→ TASK DETAILS
Return the whole listing, line for line, without the pictures in it.

→ DATA LINES

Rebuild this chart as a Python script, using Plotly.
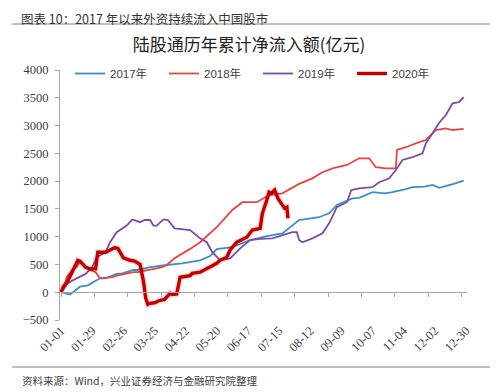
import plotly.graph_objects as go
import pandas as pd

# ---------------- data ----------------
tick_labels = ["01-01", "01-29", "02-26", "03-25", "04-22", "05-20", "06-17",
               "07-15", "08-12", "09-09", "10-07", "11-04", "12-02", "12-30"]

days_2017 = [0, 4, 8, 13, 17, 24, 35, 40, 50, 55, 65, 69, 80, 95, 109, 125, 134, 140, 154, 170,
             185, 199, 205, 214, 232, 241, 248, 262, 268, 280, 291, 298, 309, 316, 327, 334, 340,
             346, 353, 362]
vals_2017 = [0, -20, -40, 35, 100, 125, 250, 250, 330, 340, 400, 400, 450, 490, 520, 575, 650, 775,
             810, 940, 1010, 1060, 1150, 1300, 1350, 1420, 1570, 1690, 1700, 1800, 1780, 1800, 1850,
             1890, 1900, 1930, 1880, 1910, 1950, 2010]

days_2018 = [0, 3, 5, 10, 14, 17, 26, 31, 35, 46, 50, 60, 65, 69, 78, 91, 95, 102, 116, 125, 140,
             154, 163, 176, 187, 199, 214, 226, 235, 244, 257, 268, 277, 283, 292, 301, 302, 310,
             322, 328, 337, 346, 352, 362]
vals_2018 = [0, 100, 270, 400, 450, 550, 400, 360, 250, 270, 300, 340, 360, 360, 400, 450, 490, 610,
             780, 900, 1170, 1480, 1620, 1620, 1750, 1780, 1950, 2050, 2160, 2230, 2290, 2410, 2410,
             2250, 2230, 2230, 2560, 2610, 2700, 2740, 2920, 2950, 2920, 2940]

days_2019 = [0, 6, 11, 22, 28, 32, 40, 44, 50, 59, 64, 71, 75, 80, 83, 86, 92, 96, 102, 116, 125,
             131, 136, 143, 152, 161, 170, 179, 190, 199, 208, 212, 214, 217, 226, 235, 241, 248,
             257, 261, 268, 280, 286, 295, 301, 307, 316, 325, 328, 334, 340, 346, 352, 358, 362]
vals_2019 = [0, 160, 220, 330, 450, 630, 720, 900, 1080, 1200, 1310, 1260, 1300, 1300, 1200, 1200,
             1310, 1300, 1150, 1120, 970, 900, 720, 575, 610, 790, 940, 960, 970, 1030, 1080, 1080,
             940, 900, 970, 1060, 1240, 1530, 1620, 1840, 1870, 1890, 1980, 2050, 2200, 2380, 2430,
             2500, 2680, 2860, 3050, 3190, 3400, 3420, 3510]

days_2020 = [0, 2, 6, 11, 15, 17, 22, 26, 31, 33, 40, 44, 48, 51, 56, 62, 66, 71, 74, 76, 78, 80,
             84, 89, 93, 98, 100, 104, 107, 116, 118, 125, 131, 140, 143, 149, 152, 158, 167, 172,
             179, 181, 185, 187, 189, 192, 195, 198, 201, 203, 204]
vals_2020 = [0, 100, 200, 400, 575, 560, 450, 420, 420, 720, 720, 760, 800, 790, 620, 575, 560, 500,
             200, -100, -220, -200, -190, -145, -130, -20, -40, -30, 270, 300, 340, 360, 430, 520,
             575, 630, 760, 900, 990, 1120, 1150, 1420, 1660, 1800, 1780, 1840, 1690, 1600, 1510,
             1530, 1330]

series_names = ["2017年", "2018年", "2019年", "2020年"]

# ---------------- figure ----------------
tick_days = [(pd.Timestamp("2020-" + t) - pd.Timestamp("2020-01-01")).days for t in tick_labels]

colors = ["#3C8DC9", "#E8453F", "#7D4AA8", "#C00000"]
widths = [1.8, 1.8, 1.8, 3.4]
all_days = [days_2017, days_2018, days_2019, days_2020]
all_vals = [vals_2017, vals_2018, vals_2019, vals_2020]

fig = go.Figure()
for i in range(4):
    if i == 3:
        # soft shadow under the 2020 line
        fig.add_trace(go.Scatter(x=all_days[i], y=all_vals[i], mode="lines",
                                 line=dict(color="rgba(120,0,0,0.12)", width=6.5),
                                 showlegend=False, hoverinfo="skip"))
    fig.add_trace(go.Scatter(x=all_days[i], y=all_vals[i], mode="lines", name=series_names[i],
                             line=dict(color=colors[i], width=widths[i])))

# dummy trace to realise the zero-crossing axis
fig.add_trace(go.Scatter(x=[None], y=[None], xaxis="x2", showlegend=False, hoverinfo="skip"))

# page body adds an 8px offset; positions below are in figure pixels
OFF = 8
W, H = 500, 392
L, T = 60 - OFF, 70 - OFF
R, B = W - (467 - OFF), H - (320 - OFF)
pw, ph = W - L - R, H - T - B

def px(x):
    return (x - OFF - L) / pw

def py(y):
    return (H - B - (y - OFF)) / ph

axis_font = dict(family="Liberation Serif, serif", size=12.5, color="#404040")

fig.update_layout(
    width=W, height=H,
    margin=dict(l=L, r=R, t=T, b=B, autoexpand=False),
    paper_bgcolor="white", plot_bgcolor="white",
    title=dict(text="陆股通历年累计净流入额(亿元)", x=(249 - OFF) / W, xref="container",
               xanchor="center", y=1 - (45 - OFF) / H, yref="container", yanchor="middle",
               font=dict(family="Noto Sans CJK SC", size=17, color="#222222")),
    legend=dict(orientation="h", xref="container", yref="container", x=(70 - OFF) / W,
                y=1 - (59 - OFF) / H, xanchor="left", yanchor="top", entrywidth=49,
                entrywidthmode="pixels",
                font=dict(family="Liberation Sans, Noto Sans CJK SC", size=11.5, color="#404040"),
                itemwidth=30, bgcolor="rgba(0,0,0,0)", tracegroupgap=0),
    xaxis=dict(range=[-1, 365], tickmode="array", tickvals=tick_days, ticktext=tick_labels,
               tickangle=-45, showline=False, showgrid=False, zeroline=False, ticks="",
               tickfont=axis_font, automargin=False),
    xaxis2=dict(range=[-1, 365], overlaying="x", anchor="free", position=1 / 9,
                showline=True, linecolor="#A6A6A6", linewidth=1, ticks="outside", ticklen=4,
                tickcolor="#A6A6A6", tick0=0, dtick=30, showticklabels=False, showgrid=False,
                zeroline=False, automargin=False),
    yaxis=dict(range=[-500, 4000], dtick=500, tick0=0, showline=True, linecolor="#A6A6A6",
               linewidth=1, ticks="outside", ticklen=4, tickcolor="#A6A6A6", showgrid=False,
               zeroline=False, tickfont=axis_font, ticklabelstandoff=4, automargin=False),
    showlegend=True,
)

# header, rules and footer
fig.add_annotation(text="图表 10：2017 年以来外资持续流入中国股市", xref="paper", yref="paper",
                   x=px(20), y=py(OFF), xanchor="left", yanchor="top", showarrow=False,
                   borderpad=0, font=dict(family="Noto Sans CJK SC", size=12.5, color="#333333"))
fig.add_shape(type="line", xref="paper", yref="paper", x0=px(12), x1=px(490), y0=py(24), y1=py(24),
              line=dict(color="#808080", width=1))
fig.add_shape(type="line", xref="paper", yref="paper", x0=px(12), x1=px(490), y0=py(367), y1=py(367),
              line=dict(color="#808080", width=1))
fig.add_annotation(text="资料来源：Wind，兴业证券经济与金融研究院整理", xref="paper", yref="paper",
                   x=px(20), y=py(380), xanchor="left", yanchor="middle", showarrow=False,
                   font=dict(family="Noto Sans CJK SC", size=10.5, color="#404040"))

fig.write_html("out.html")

→ RESULT OF THE TASK
Rebuild this chart as a Python script, using Plotly.
import plotly.graph_objects as go
import pandas as pd

# ---------------- data ----------------
tick_labels = ["01-01", "01-29", "02-26", "03-25", "04-22", "05-20", "06-17",
               "07-15", "08-12", "09-09", "10-07", "11-04", "12-02", "12-30"]

days_2017 = [0, 4, 8, 13, 17, 24, 35, 40, 50, 55, 65, 69, 80, 95, 109, 125, 134, 140, 154, 170,
             185, 199, 205, 214, 232, 241, 248, 262, 268, 280, 291, 298, 309, 316, 327, 334, 340,
             346, 353, 362]
vals_2017 = [0, -20, -40, 35, 100, 125, 250, 250, 330, 340, 400, 400, 450, 490, 520, 575, 650, 775,
             810, 940, 1010, 1060, 1150, 1300, 1350, 1420, 1570, 1690, 1700, 1800, 1780, 1800, 1850,
             1890, 1900, 1930, 1880, 1910, 1950, 2010]

days_2018 = [0, 3, 5, 10, 14, 17, 26, 31, 35, 46, 50, 60, 65, 69, 78, 91, 95, 102, 116, 125, 140,
             154, 163, 176, 187, 199, 214, 226, 235, 244, 257, 268, 277, 283, 292, 301, 302, 310,
             322, 328, 337, 346, 352, 362]
vals_2018 = [0, 100, 270, 400, 450, 550, 400, 360, 250, 270, 300, 340, 360, 360, 400, 450, 490, 610,
             780, 900, 1170, 1480, 1620, 1620, 1750, 1780, 1950, 2050, 2160, 2230, 2290, 2410, 2410,
             2250, 2230, 2230, 2560, 2610, 2700, 2740, 2920, 2950, 2920, 2940]

days_2019 = [0, 6, 11, 22, 28, 32, 40, 44, 50, 59, 64, 71, 75, 80, 83, 86, 92, 96, 102, 116, 125,
             131, 136, 143, 152, 161, 170, 179, 190, 199, 208, 212, 214, 217, 226, 235, 241, 248,
             257, 261, 268, 280, 286, 295, 301, 307, 316, 325, 328, 334, 340, 346, 352, 358, 362]
vals_2019 = [0, 160, 220, 330, 450, 630, 720, 900, 1080, 1200, 1310, 1260, 1300, 1300, 1200, 1200,
             1310, 1300, 1150, 1120, 970, 900, 720, 575, 610, 790, 940, 960, 970, 1030, 1080, 1080,
             940, 900, 970, 1060, 1240, 1530, 1620, 1840, 1870, 1890, 1980, 2050, 2200, 2380, 2430,
             2500, 2680, 2860, 3050, 3190, 3400, 3420, 3510]

days_2020 = [0, 2, 6, 11, 15, 17, 22, 26, 31, 33, 40, 44, 48, 51, 56, 62, 66, 71, 74, 76, 78, 80,
             84, 89, 93, 98, 100, 104, 107, 116, 118, 125, 131, 140, 143, 149, 152, 158, 167, 172,
             179, 181, 185, 187, 189, 192, 195, 198, 201, 203, 204]
vals_2020 = [0, 100, 200, 400, 575, 560, 450, 420, 420, 720, 720, 760, 800, 790, 620, 575, 560, 500,
             200, -100, -220, -200, -190, -145, -130, -20, -40, -30, 270, 300, 340, 360, 430, 520,
             575, 630, 760, 900, 990, 1120, 1150, 1420, 1660, 1800, 1780, 1840, 1690, 1600, 1510,
             1530, 1330]

series_names = ["2017年", "2018年", "2019年", "2020年"]

# ---------------- figure ----------------
tick_days = [(pd.Timestamp("2020-" + t) - pd.Timestamp("2020-01-01")).days for t in tick_labels]

colors = ["#3C8DC9", "#E8453F", "#7D4AA8", "#C00000"]
widths = [1.8, 1.8, 1.8, 3.4]
all_days = [days_2017, days_2018, days_2019, days_2020]
all_vals = [vals_2017, vals_2018, vals_2019, vals_2020]

fig = go.Figure()
for i in range(4):
    if i == 3:
        # soft shadow under the 2020 line
        fig.add_trace(go.Scatter(x=all_days[i], y=all_vals[i], mode="lines",
                                 line=dict(color="rgba(120,0,0,0.12)", width=6.5),
                                 showlegend=False, hoverinfo="skip"))
    fig.add_trace(go.Scatter(x=all_days[i], y=all_vals[i], mode="lines", name=series_names[i],
                             line=dict(color=colors[i], width=widths[i])))

# dummy trace to realise the zero-crossing axis
fig.add_trace(go.Scatter(x=[None], y=[None], xaxis="x2", showlegend=False, hoverinfo="skip"))

# page body adds an 8px offset; positions below are in figure pixels
OFF = 8
W, H = 500, 392
L, T = 60 - OFF, 70 - OFF
R, B = W - (467 - OFF), H - (320 - OFF)
pw, ph = W - L - R, H - T - B

def px(x):
    return (x - OFF - L) / pw

def py(y):
    return (H - B - (y - OFF)) / ph

axis_font = dict(family="Liberation Serif, serif", size=12.5, color="#404040")

fig.update_layout(
    width=W, height=H,
    margin=dict(l=L, r=R, t=T, b=B, autoexpand=False),
    paper_bgcolor="white", plot_bgcolor="white",
    title=dict(text="陆股通历年累计净流入额(亿元)", x=(249 - OFF) / W, xref="container",
               xanchor="center", y=1 - (45 - OFF) / H, yref="container", yanchor="middle",
               font=dict(family="Noto Sans CJK SC", size=17, color="#222222")),
    legend=dict(orientation="h", xref="container", yref="container", x=(70 - OFF) / W,
                y=1 - (59 - OFF) / H, xanchor="left", yanchor="top", entrywidth=49,
                entrywidthmode="pixels",
                font=dict(family="Liberation Sans, Noto Sans CJK SC", size=11.5, color="#404040"),
                itemwidth=30, bgcolor="rgba(0,0,0,0)", tracegroupgap=0),
    xaxis=dict(range=[-1, 365], tickmode="array", tickvals=tick_days, ticktext=tick_labels,
               tickangle=-45, showline=False, showgrid=False, zeroline=False, ticks="",
               tickfont=axis_font, automargin=False),
    xaxis2=dict(range=[-1, 365], overlaying="x", anchor="free", position=1 / 9,
                showline=True, linecolor="#A6A6A6", linewidth=1, ticks="outside", ticklen=4,
                tickcolor="#A6A6A6", tick0=0, dtick=30, showticklabels=False, showgrid=False,
                zeroline=False, automargin=False),
    yaxis=dict(range=[-500, 4000], dtick=500, tick0=0, showline=True, linecolor="#A6A6A6",
               linewidth=1, ticks="outside", ticklen=4, tickcolor="#A6A6A6", showgrid=False,
               zeroline=False, tickfont=axis_font, ticklabelstandoff=4, automargin=False),
    showlegend=True,
)

# header, rules and footer
fig.add_annotation(text="图表 10：2017 年以来外资持续流入中国股市", xref="paper", yref="paper",
                   x=px(20), y=py(OFF), xanchor="left", yanchor="top", showarrow=False,
                   borderpad=0, font=dict(family="Noto Sans CJK SC", size=12.5, color="#333333"))
fig.add_shape(type="line", xref="paper", yref="paper", x0=px(12), x1=px(490), y0=py(24), y1=py(24),
              line=dict(color="#808080", width=1))
fig.add_shape(type="line", xref="paper", yref="paper", x0=px(12), x1=px(490), y0=py(367), y1=py(367),
              line=dict(color="#808080", width=1))
fig.add_annotation(text="资料来源：Wind，兴业证券经济与金融研究院整理", xref="paper", yref="paper",
                   x=px(20), y=py(380), xanchor="left", yanchor="middle", showarrow=False,
                   font=dict(family="Noto Sans CJK SC", size=10.5, color="#404040"))

fig.write_html("out.html")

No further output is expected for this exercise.